● Stored data:

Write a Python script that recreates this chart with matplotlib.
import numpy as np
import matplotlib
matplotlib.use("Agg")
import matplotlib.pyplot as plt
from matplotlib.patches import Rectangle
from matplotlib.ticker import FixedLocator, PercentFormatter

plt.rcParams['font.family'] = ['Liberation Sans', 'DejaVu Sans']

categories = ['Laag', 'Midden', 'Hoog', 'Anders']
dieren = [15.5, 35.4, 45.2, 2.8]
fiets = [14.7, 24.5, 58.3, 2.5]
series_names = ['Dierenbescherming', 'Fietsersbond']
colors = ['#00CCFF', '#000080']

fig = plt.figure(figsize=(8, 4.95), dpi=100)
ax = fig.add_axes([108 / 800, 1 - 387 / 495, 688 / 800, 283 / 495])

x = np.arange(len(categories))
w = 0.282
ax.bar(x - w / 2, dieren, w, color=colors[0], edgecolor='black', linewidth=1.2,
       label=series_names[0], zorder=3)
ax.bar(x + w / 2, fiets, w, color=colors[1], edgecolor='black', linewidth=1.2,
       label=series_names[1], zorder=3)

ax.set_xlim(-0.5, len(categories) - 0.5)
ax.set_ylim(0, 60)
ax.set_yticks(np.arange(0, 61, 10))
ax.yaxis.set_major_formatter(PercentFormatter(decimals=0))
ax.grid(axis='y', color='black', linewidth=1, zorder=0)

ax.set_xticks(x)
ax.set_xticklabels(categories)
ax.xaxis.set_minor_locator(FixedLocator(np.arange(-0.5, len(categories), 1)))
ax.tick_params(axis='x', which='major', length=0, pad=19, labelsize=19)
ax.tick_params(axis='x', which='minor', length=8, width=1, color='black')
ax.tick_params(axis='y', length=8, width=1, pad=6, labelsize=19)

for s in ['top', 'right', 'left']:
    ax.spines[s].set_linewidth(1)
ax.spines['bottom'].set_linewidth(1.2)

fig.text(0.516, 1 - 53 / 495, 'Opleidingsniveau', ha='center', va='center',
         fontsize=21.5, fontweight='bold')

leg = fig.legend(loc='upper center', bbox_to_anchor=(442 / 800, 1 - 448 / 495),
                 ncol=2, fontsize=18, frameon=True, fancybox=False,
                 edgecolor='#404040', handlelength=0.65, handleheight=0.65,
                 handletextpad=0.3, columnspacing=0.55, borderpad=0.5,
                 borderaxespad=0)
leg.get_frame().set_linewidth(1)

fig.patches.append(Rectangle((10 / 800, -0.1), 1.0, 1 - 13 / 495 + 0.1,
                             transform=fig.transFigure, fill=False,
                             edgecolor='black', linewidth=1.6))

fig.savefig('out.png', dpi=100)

● Work instructions: Reproduce every line of the material above exactly.

● Exercise result:
Write a Python script that recreates this chart with matplotlib.
import numpy as np
import matplotlib
matplotlib.use("Agg")
import matplotlib.pyplot as plt
from matplotlib.patches import Rectangle
from matplotlib.ticker import FixedLocator, PercentFormatter

plt.rcParams['font.family'] = ['Liberation Sans', 'DejaVu Sans']

categories = ['Laag', 'Midden', 'Hoog', 'Anders']
dieren = [15.5, 35.4, 45.2, 2.8]
fiets = [14.7, 24.5, 58.3, 2.5]
series_names = ['Dierenbescherming', 'Fietsersbond']
colors = ['#00CCFF', '#000080']

fig = plt.figure(figsize=(8, 4.95), dpi=100)
ax = fig.add_axes([108 / 800, 1 - 387 / 495, 688 / 800, 283 / 495])

x = np.arange(len(categories))
w = 0.282
ax.bar(x - w / 2, dieren, w, color=colors[0], edgecolor='black', linewidth=1.2,
       label=series_names[0], zorder=3)
ax.bar(x + w / 2, fiets, w, color=colors[1], edgecolor='black', linewidth=1.2,
       label=series_names[1], zorder=3)

ax.set_xlim(-0.5, len(categories) - 0.5)
ax.set_ylim(0, 60)
ax.set_yticks(np.arange(0, 61, 10))
ax.yaxis.set_major_formatter(PercentFormatter(decimals=0))
ax.grid(axis='y', color='black', linewidth=1, zorder=0)

ax.set_xticks(x)
ax.set_xticklabels(categories)
ax.xaxis.set_minor_locator(FixedLocator(np.arange(-0.5, len(categories), 1)))
ax.tick_params(axis='x', which='major', length=0, pad=19, labelsize=19)
ax.tick_params(axis='x', which='minor', length=8, width=1, color='black')
ax.tick_params(axis='y', length=8, width=1, pad=6, labelsize=19)

for s in ['top', 'right', 'left']:
    ax.spines[s].set_linewidth(1)
ax.spines['bottom'].set_linewidth(1.2)

fig.text(0.516, 1 - 53 / 495, 'Opleidingsniveau', ha='center', va='center',
         fontsize=21.5, fontweight='bold')

leg = fig.legend(loc='upper center', bbox_to_anchor=(442 / 800, 1 - 448 / 495),
                 ncol=2, fontsize=18, frameon=True, fancybox=False,
                 edgecolor='#404040', handlelength=0.65, handleheight=0.65,
                 handletextpad=0.3, columnspacing=0.55, borderpad=0.5,
                 borderaxespad=0)
leg.get_frame().set_linewidth(1)

fig.patches.append(Rectangle((10 / 800, -0.1), 1.0, 1 - 13 / 495 + 0.1,
                             transform=fig.transFigure, fill=False,
                             edgecolor='black', linewidth=1.6))

fig.savefig('out.png', dpi=100)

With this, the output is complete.